South Korea says a decision to install smart meters in at least 50 percent of the country's households by 2016 could reduce electricity consumption equivalent to the projected cost of one nuclear power plant, Bloomberg reports.
Director of the Smart Grid & Electricity Market Division of the Knowledge Economy Ministry, Choi Kyu Chong, said that the government wants to "make the utility industry intelligent and efficient".
Although the proposals have been met with fierce opposition by both citizens and political groups, the installation of the smart meters will be going ahead. The meters will show citizens how much electricity they are using, and therefore how much they are spending at different times of the day. As such, the government hopes that this may encourage consumers to use electricity when the hours are 'off-peak' and it is cheaper for suppliers to generate.
The devices cost between approximately 20,000 and 140,000 won a unit ($17 - $124), depending on whether the use is household-based or commercial, and will be replacing old, analogue models. The South Korean government has pledged 1.47 trillion won ($1.3 billion) to ensure the scheme goes ahead.

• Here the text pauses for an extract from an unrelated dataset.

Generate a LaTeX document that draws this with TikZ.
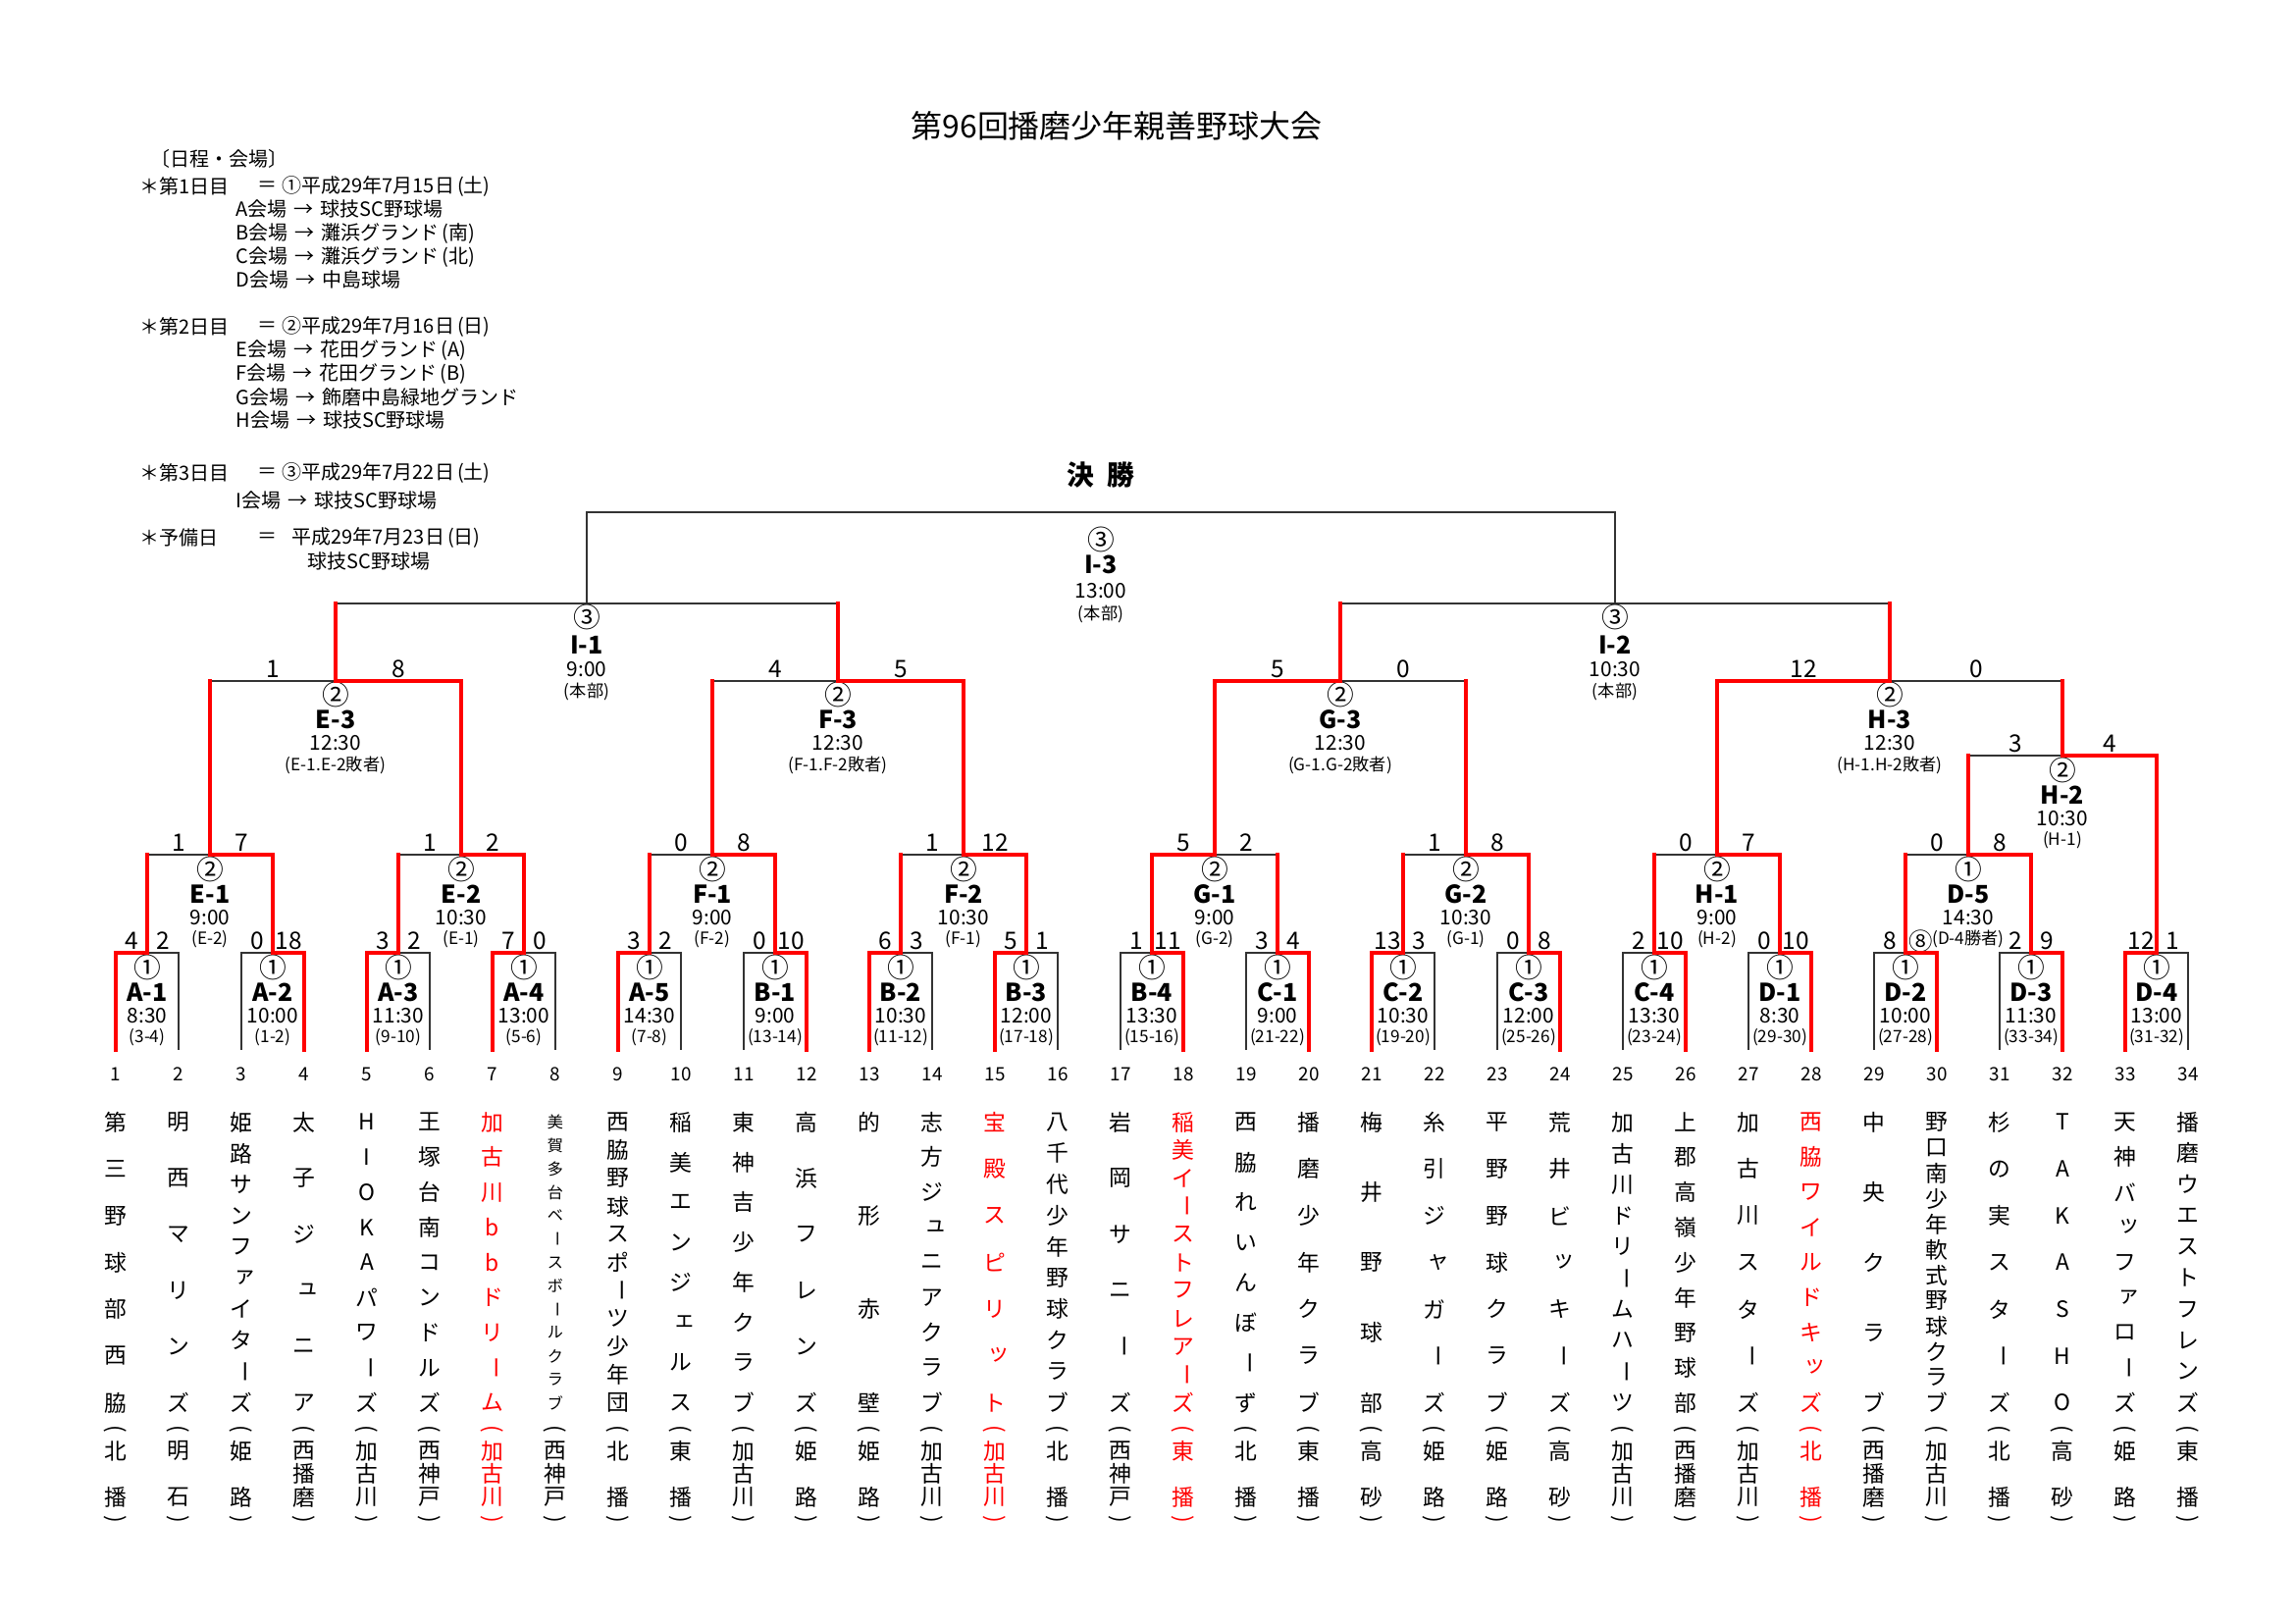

If the 2016 target is met, then South Korea will be second only to China in terms of Asian countries that have adopted the meters. In comparison, China plans to install the smart meters in 80 percent of households by the same year. In the U.S., it is estimated that 50 percent of homes already have these meters installed.
The meters' design and purpose is part of a larger scheme, the Smart Grid project, which aims to help reduce energy consumption by 3 percent, and electricity use by 10 percent by the year 2030.
The South Korean government hopes that every household will be equipped with a smart meter by 2020.